┏━━

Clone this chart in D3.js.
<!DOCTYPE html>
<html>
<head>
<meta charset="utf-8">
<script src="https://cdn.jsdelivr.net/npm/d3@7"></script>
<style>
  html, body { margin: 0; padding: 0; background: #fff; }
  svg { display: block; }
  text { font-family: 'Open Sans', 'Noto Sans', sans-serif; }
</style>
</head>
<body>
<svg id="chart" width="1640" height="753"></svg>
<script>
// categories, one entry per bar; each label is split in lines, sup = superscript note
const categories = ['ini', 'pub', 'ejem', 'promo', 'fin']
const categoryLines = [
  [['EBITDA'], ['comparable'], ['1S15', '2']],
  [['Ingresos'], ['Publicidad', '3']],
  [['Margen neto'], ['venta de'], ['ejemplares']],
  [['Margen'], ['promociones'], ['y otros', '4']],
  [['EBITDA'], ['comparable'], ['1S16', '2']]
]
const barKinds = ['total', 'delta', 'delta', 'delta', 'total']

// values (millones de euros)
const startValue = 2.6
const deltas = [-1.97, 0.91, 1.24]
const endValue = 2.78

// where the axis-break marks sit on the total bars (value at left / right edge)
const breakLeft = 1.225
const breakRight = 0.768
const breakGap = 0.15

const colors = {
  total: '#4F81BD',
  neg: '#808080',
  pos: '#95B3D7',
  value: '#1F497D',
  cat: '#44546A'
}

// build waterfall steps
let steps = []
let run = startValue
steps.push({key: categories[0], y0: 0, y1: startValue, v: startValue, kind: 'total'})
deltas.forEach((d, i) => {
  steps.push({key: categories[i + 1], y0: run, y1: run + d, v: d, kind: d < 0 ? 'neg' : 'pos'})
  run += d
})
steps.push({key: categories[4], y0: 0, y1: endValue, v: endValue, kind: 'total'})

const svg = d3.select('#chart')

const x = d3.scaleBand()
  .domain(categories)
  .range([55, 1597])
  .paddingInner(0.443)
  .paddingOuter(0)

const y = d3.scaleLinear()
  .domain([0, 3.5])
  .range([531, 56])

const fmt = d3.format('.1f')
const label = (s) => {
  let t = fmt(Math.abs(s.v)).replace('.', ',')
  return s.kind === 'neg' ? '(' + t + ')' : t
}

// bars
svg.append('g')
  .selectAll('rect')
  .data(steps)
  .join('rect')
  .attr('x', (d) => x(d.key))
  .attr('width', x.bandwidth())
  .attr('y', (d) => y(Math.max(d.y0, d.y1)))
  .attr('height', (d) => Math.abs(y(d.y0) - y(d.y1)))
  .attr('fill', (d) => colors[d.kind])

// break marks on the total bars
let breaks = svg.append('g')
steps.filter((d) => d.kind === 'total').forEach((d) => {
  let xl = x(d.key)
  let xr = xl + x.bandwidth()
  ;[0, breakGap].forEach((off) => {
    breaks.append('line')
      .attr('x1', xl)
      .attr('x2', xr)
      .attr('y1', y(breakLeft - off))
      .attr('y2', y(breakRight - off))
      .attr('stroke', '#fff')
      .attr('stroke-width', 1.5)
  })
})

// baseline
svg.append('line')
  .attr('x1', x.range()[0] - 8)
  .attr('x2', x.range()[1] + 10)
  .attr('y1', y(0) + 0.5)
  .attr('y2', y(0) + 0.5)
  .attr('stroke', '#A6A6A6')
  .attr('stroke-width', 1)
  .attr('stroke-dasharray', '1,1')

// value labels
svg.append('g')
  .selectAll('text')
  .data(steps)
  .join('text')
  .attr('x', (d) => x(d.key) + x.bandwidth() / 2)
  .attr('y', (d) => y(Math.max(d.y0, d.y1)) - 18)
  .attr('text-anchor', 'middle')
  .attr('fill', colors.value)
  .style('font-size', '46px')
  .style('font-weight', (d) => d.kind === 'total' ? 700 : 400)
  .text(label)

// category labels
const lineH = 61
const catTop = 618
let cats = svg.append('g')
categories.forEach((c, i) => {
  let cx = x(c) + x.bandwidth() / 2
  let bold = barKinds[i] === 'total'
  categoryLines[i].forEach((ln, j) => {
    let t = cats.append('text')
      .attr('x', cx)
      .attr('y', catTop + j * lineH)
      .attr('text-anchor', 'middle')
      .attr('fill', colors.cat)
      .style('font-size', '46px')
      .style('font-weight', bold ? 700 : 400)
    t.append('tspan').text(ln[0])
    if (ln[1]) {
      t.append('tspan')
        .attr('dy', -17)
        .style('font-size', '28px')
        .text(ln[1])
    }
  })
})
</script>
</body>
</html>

┗━━
┏━━

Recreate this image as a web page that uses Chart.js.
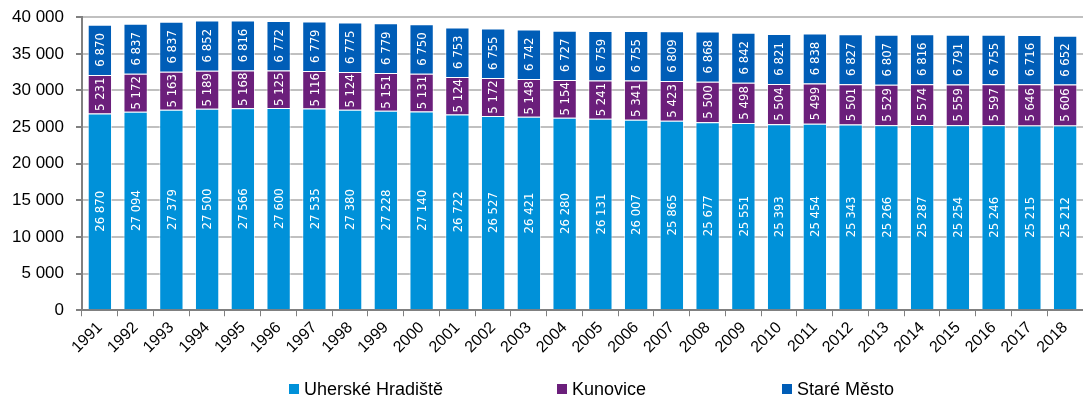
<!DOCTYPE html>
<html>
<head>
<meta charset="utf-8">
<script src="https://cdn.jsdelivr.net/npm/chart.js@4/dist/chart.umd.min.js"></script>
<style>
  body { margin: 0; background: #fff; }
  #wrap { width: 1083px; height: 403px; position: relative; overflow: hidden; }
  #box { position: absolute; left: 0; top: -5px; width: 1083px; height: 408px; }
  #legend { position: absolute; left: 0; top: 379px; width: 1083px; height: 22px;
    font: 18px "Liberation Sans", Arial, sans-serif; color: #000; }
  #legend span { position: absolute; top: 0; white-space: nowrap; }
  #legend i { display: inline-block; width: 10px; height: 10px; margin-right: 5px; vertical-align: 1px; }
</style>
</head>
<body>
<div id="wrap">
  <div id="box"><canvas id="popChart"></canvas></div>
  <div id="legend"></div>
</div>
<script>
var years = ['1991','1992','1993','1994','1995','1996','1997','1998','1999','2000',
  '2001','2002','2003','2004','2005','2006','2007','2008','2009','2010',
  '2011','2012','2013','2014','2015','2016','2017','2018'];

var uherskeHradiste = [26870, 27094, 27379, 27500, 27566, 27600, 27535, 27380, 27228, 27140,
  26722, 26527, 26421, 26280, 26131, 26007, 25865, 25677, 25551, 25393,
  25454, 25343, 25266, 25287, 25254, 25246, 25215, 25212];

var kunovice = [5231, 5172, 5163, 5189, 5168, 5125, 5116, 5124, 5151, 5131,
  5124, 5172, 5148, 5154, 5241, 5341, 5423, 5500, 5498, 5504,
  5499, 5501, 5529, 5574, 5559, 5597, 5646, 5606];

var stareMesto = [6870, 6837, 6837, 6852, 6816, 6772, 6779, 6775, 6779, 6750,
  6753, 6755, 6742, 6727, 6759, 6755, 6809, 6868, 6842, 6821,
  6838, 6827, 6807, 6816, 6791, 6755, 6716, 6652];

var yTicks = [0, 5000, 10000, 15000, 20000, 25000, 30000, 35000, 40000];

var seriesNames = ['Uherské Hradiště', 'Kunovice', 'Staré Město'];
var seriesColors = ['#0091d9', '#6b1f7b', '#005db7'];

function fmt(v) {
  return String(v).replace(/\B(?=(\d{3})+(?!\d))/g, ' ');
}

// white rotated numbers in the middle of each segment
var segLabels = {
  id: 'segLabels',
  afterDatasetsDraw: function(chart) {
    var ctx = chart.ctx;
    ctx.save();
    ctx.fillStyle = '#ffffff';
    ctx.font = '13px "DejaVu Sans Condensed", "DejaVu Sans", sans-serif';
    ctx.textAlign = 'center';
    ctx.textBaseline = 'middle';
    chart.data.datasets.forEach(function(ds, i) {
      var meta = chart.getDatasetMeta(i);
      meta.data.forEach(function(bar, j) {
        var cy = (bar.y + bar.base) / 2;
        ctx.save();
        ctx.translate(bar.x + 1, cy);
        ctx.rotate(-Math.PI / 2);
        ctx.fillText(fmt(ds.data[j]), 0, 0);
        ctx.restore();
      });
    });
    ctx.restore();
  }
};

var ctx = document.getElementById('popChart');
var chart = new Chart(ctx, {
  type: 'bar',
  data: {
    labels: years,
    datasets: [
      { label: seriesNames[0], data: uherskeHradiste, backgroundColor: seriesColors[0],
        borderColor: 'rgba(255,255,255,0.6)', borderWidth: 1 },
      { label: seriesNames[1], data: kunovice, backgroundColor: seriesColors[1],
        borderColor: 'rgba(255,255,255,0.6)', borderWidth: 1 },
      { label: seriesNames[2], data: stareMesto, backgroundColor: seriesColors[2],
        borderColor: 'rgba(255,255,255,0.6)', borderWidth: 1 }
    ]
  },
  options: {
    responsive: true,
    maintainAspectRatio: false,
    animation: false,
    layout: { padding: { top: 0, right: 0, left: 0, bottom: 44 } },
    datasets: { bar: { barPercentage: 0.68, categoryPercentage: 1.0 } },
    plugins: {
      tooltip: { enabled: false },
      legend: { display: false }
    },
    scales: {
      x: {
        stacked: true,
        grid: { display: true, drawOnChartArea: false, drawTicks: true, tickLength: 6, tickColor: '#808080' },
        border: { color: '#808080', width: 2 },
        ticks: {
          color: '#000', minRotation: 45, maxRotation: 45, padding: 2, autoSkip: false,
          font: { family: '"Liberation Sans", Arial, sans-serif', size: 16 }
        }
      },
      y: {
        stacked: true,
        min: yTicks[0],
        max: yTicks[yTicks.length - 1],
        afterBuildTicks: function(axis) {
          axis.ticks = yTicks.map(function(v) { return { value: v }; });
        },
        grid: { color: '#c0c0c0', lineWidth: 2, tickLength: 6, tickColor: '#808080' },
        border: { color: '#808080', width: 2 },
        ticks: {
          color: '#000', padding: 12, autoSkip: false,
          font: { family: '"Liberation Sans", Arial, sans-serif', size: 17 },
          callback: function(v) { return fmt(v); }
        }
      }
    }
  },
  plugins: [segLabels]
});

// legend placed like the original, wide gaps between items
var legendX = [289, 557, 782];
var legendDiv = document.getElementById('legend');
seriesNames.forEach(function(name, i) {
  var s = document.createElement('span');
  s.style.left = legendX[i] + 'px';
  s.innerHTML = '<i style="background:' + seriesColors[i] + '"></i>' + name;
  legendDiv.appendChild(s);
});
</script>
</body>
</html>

┗━━

To be done –
Give again, word for word, the lines starting at the line that has "Clone this chart in D3.js." and ending at the line that has "const barKinds = ['total', 'delta', 'delta', 'delta', 'total']", with both of those lines included and nothing else.

Solution –
Clone this chart in D3.js.
<!DOCTYPE html>
<html>
<head>
<meta charset="utf-8">
<script src="https://cdn.jsdelivr.net/npm/d3@7"></script>
<style>
  html, body { margin: 0; padding: 0; background: #fff; }
  svg { display: block; }
  text { font-family: 'Open Sans', 'Noto Sans', sans-serif; }
</style>
</head>
<body>
<svg id="chart" width="1640" height="753"></svg>
<script>
// categories, one entry per bar; each label is split in lines, sup = superscript note
const categories = ['ini', 'pub', 'ejem', 'promo', 'fin']
const categoryLines = [
  [['EBITDA'], ['comparable'], ['1S15', '2']],
  [['Ingresos'], ['Publicidad', '3']],
  [['Margen neto'], ['venta de'], ['ejemplares']],
  [['Margen'], ['promociones'], ['y otros', '4']],
  [['EBITDA'], ['comparable'], ['1S16', '2']]
]
const barKinds = ['total', 'delta', 'delta', 'delta', 'total']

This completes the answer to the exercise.